SUNS  4368 Friday 5 February 1999

Trade: Financial services accord misses deadline



Geneva, 4 Mar (Chakravarthi Raghavan) -- The Fifth protocol of the WTO/GATS incorporating the financial services agreement concluded at the WTO in December 1997 has missed its 29 January 1999 deadline to enter into force.

The agreement, and the protocol, requires its acceptance by all 71 countries who participated in the negotiations and put forward their liberalization offers.

But by 29 January deadline, of the 71 who initialled the agreement, 54 countries have completed their domestic legislative requirements and have signed and accepted the protocol, but 17 others are yet to do so. The 54 who have accepted the protocol will now meet on 11 February to decide whether they should recommend to the GATS Council to decide to go ahead and allow the entry into force of the agreement, or extend the deadline to enable the others to complete their processes and join.

If the 54 decide to bring the agreement into force, one result would be that it would be applicable on an MFN basis to all the WTO members, including those who have agreed but not ratified and accepted, and the 54 would be subject, in matters relating to financial services, to the jurisdiction of the WTO's Dispute Settlement Understanding.

Trade officials said that the 54 accounted for nearly 90% of the world "trade" in financial services, and most of the important players, and that indications from those who have not yet accepted is that they were in the process, but that their domestic processes need more time.

Among those who have initialled the accord but who have not completed their domestic processes to accept the protocol include are Australia, Brazil, Luxembourg (an important banking centre in the European Union).

The others are: Bolivia, Bulgaria, Costa Rica, Dominican Republic, El Salvador, Ghana, Honduras, Jamaica, Kenya, Nigeria, the Philippines, Poland, Slovenia and Uruguay.

Representatives of the 54 countries who have ratified and accepted the financial services agreement, concluded in Dec 1997 at the World Trade Organization, are to meet on 11 February to decide on their course of action.

The 54 have two options: to decide to allow the protocol to enter into force, or (as over the basic telecom agreement) extend the deadline for a reasonable period to allow others to hurry up and accept.

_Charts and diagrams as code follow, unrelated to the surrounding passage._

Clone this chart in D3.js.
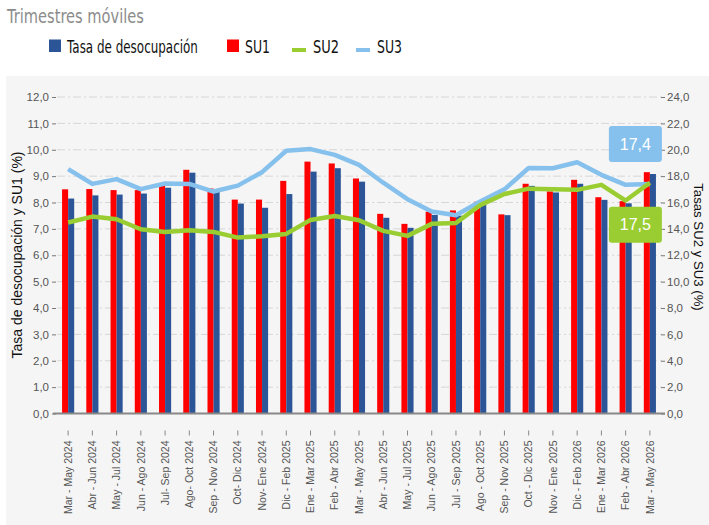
<!DOCTYPE html>
<html>
<head>
<meta charset="utf-8">
<script src="https://cdn.jsdelivr.net/npm/d3@7"></script>
<style>
  body { margin: 0; background: #fff; }
  svg { display: block; }
</style>
</head>
<body>
<div id="chart"></div>
<script>
// categorías (trimestres móviles)
const categorias = [
  "Mar - May 2024", "Abr - Jun 2024", "May - Jul 2024", "Jun - Ago 2024", "Jul- Sep 2024",
  "Ago- Oct 2024", "Sep - Nov 2024", "Oct- Dic 2024", "Nov- Ene 2024", "Dic - Feb 2025",
  "Ene - Mar 2025", "Feb - Abr 2025", "Mar - May 2025", "Abr - Jun 2025", "May - Jul 2025",
  "Jun - Ago 2025", "Jul - Sep 2025", "Ago - Oct 2025", "Sep - Nov 2025", "Oct - Dic 2025",
  "Nov - Ene 2025", "Dic - Feb 2026", "Ene - Mar 2026", "Feb - Abr 2026", "Mar - May 2026"
];
const tasaDesocupacion = [8.15, 8.27, 8.30, 8.34, 8.56, 9.13, 8.41, 7.96, 7.80, 8.32, 9.17, 9.30, 8.79,
  7.42, 7.04, 7.53, 7.50, 7.91, 7.52, 8.63, 8.38, 8.71, 8.10, 7.97, 9.08];
const su1 = [8.50, 8.51, 8.47, 8.47, 8.72, 9.24, 8.53, 8.11, 8.11, 8.82, 9.55, 9.48, 8.91,
  7.57, 7.19, 7.65, 7.70, 8.03, 7.55, 8.71, 8.42, 8.86, 8.20, 8.05, 9.15];
const su2 = [14.48, 14.93, 14.73, 13.97, 13.77, 13.90, 13.77, 13.34, 13.44, 13.62, 14.68, 14.98, 14.65,
  13.85, 13.47, 14.38, 14.45, 15.80, 16.64, 17.05, 17.00, 16.96, 17.34, 16.15, 17.5];
const su3 = [18.53, 17.41, 17.77, 17.01, 17.44, 17.41, 16.83, 17.28, 18.30, 19.92, 20.05, 19.61, 18.85,
  17.50, 16.25, 15.31, 15.03, 16.07, 17.00, 18.62, 18.60, 19.05, 18.10, 17.34, 17.4];
const ticksIzq = [0, 1, 2, 3, 4, 5, 6, 7, 8, 9, 10, 11, 12];
const ticksDer = [0, 2, 4, 6, 8, 10, 12, 14, 16, 18, 20, 22, 24];

const W = 709, H = 525;
const plotLeft = 56, plotRight = 662, plotTop = 97, plotBottom = 413.5;
const azul = "#2b5597", rojo = "#ff0000", verde = "#9acd32", celeste = "#85c1ec";
const fmt = d => d.toFixed(1).replace(".", ",");

const svg = d3.select("#chart").append("svg")
  .attr("width", W).attr("height", H)
  .style("font-family", "Arial, 'Liberation Sans', sans-serif");

// texto angosto: se comprime con una escala horizontal hasta el ancho del original
function textoAngosto(sel, x0, y0, ancho) {
  const largo = sel.node().getComputedTextLength();
  sel.attr("transform", `translate(${x0},${y0}) scale(${ancho / largo},1)`);
}

// fondo del panel
svg.append("rect")
  .attr("x", 6).attr("y", 76).attr("width", W - 6).attr("height", H - 76)
  .attr("fill", "#f5f5f5");

// título
svg.append("text")
  .attr("font-family", "'DejaVu Sans', sans-serif")
  .attr("font-size", 20).attr("fill", "#8c8c8c")
  .text("Trimestres móviles")
  .call(textoAngosto, 7, 23, 137);

// Escalas
const x = d3.scaleBand().domain(categorias).range([plotLeft, plotRight])
  .paddingInner(0.5).paddingOuter(0.25);
const xSub = d3.scaleBand().domain(["su1", "tasa"]).range([0, x.bandwidth()]);
const yIzq = d3.scaleLinear().domain([0, 12]).range([plotBottom, plotTop]);
const yDer = d3.scaleLinear().domain([0, 24]).range([plotBottom, plotTop]);
const cx = c => x(c) + x.bandwidth() / 2;

// grilla
svg.append("g").selectAll("line")
  .data(ticksIzq.slice(1))
  .enter().append("line")
  .attr("x1", plotLeft + 1).attr("x2", plotRight)
  .attr("y1", d => yIzq(d)).attr("y2", d => yIzq(d))
  .attr("stroke", "#d6d6d6").attr("stroke-width", 1)
  .attr("stroke-dasharray", "8,3,2,3");

// Ejes
const ejeIzq = svg.append("g")
  .attr("transform", `translate(${plotLeft},0)`)
  .call(d3.axisLeft(yIzq).tickValues(ticksIzq).tickFormat(fmt).tickSize(4).tickPadding(3));
const ejeDer = svg.append("g")
  .attr("transform", `translate(${plotRight - 1},0)`)
  .call(d3.axisRight(yDer).tickValues(ticksDer).tickFormat(fmt).tickSize(4).tickPadding(2));
[ejeIzq, ejeDer].forEach(g => {
  g.select(".domain").remove();
  g.selectAll("line").attr("stroke", "#777");
  g.selectAll("text").attr("font-size", 11.5).attr("fill", "#555").attr("font-family", "Arial, 'Liberation Sans', sans-serif");
});

// Barras
const grupos = svg.append("g").selectAll("g")
  .data(categorias)
  .enter().append("g")
  .attr("transform", d => `translate(${x(d)},0)`);

grupos.append("rect")
  .attr("x", xSub("su1"))
  .attr("y", (d, i) => yIzq(su1[i]))
  .attr("width", xSub.bandwidth())
  .attr("height", (d, i) => plotBottom - yIzq(su1[i]))
  .attr("fill", rojo);

grupos.append("rect")
  .attr("x", xSub("tasa"))
  .attr("y", (d, i) => yIzq(tasaDesocupacion[i]))
  .attr("width", xSub.bandwidth())
  .attr("height", (d, i) => plotBottom - yIzq(tasaDesocupacion[i]))
  .attr("fill", azul);

// eje X
svg.append("line")
  .attr("x1", plotLeft - 3).attr("x2", plotRight + 3)
  .attr("y1", plotBottom).attr("y2", plotBottom)
  .attr("stroke", "#888").attr("stroke-width", 2);

const ejeX = svg.append("g")
  .attr("transform", `translate(0,${plotBottom + 17})`)
  .call(d3.axisBottom(x).tickSize(5).tickPadding(4));
ejeX.select(".domain").remove();
ejeX.selectAll("line").attr("stroke", "#888");
ejeX.selectAll("text")
  .attr("font-size", 10.5).attr("fill", "#555")
  .attr("font-family", "Arial, 'Liberation Sans', sans-serif")
  .attr("transform", "rotate(-90)")
  .attr("text-anchor", "end")
  .attr("x", -10).attr("y", 0).attr("dy", "0.35em");

// Líneas
const linea = d3.line()
  .x((d, i) => cx(categorias[i]))
  .y(d => yDer(d));

svg.append("path")
  .datum(su3)
  .attr("d", linea)
  .attr("fill", "none").attr("stroke", celeste)
  .attr("stroke-width", 4.5).attr("stroke-linejoin", "round");

svg.append("path")
  .datum(su2)
  .attr("d", linea)
  .attr("fill", "none").attr("stroke", verde)
  .attr("stroke-width", 4.5).attr("stroke-linejoin", "round");

// Etiquetas del último valor
const ultimo = categorias[categorias.length - 1];
const etiquetas = [
  { valor: su3[su3.length - 1], color: celeste, dy: -58 },
  { valor: su2[su2.length - 1], color: verde, dy: 24 }
];
etiquetas.forEach(e => {
  const bx = cx(ultimo) + 12 - 53;
  const by = yDer(e.valor) + e.dy;
  svg.append("rect")
    .attr("x", bx).attr("y", by).attr("width", 53).attr("height", 36)
    .attr("rx", 3).attr("fill", e.color);
  svg.append("text")
    .attr("x", bx + 26.5).attr("y", by + 18).attr("dy", "0.35em")
    .attr("text-anchor", "middle").attr("fill", "#fff")
    .attr("font-size", 16)
    .text(fmt(e.valor));
});

// Títulos de ejes
svg.append("text")
  .attr("transform", `translate(22,255) rotate(-90)`)
  .attr("text-anchor", "middle")
  .attr("font-size", 14).attr("fill", "#111")
  .text("Tasa de desocupación y SU1 (%)");

svg.append("text")
  .attr("transform", `translate(694,247) rotate(90)`)
  .attr("text-anchor", "middle")
  .attr("font-size", 13.2).attr("fill", "#111")
  .text("Tasas SU2 y SU3 (%)");

// Leyenda
const leyenda = [
  { nombre: "Tasa de desocupación", color: azul, tipo: "cuadro", x: 49, ancho: 131 },
  { nombre: "SU1", color: rojo, tipo: "cuadro", x: 227, ancho: 25 },
  { nombre: "SU2", color: verde, tipo: "linea", x: 292, ancho: 26 },
  { nombre: "SU3", color: celeste, tipo: "linea", x: 356, ancho: 25 }
];
const gl = svg.append("g");
leyenda.forEach(l => {
  if (l.tipo === "cuadro") {
    gl.append("rect").attr("x", l.x).attr("y", 39.5).attr("width", 12).attr("height", 12.5).attr("fill", l.color);
  } else {
    gl.append("rect").attr("x", l.x).attr("y", 48).attr("width", 14).attr("height", 4).attr("fill", l.color);
  }
  gl.append("text")
    .attr("font-family", "'DejaVu Sans', sans-serif")
    .attr("font-size", 18).attr("fill", "#111")
    .text(l.nombre)
    .call(textoAngosto, l.x + (l.tipo === "cuadro" ? 18 : 21), 53, l.ancho);
});
</script>
</body>
</html>
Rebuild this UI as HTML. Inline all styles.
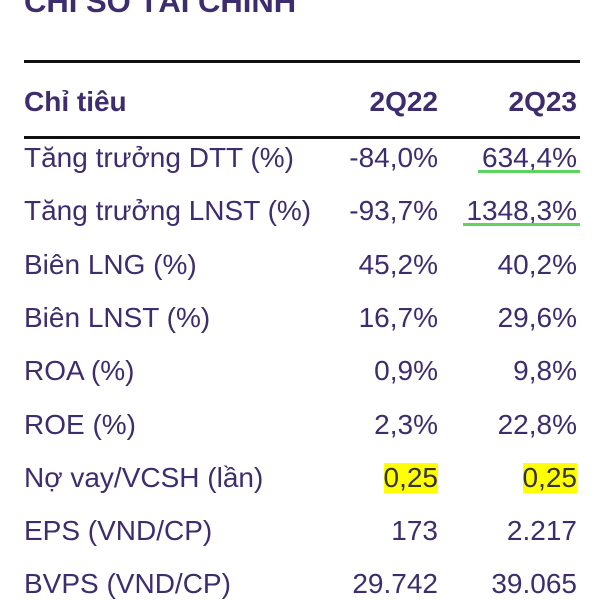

Those who may not meet the deadline, could still do so at a later time, by a different process, namely filing a schedule of their own (based on their offers in the 1997 negotiations) for attaching to their GATS schedule or replacing their existing one.

Among the 54, the United States, India and Thailand had filed (in their earlier GATS schedules) broad MFN exemptions based on reciprocity. Under the new schedules, they have withdrawn it.

Just before Marrakesh, and afterwards when the negotiations were continued as part of the Marrakesh sanctioned continuance of the Uruguay Round talks on this, the US had tried to use the threat of "reciprocity" to force market openings in developing countries.

But this did not produce any results, and having used the negotiations leading to the conclusion of the 1997 accord, with considerable help from the WTO acting in tandem with the IMF (in Asia), raked in as many market openings in developing world as it could, before giving up the reciprocity concept (through an MFN exemption).

But one result of allowing the entry into force would be that the concessions in the schedules of the 54 would be commitments available to all WTO members (including those in the 17 who have not ratified and accepted) on an MFN basis and could be subject to the DSU processes, for any violation of their commitments, while the others would not be.

Much would depend on what the US administration would do, and this may depend on its view of possible reactions from the Congress, and the US financial services corporations which have been behind the drive for opening up and liberalizing markets of other countries.

Trade officials, and the trade negotiators and diplomats, try to differentiate between the financial services liberalization and the WTO remit and the issues of the financial sector, behaviour private
financial sector operators (hedge funds, portfolio investors of institutional funds etc) in countries and the lack of transparency in their operations and of the markets.

Trade officials try to argue that these financial services trade issues, and issues of current and capital account transactions -- which have been shown to be pretty blurred in terms of the financial crisis that broke out in July 1997, and has been having contagion effects across countries and continents -- are quite different, and hence the financial services accord is not affected by the various discussions about the new international financial architecture.

Trade officials try to make a distinction to suggest that the basis of the ideas being propounded by the US Treasury, and US initiatives (via the so-called Group of 22 that President Clinton convened last year) - ignoring the views of other countries, and of the wide-ranging views and discussions among academics and economists.

On paper, there may be some "technical" differences between liberalisation of financial services at the WTO -- and the scope for prudential regulations, balance-of-payment questions etc -- and the
wider financial sector liberalization questions (whether under proposals for multilateral investment rules, or capital account convertibility questions at the IMF and elsewhere).

But in the practical, seamless world of finance, with the ingenuity of 'over-the-counter' designed derivatives, so non-transparent that even all the parties involved don't know exact details and risks, that banks and other financial services operators use, the distinction is probably meaningless.

And when disputes, to use a recent WTO panel ruling, countries may find themselves hit by a cumulation of obligations, in which the leeway thought to be available under one agreement, can be taken away by a panel's interpretation of another agreement.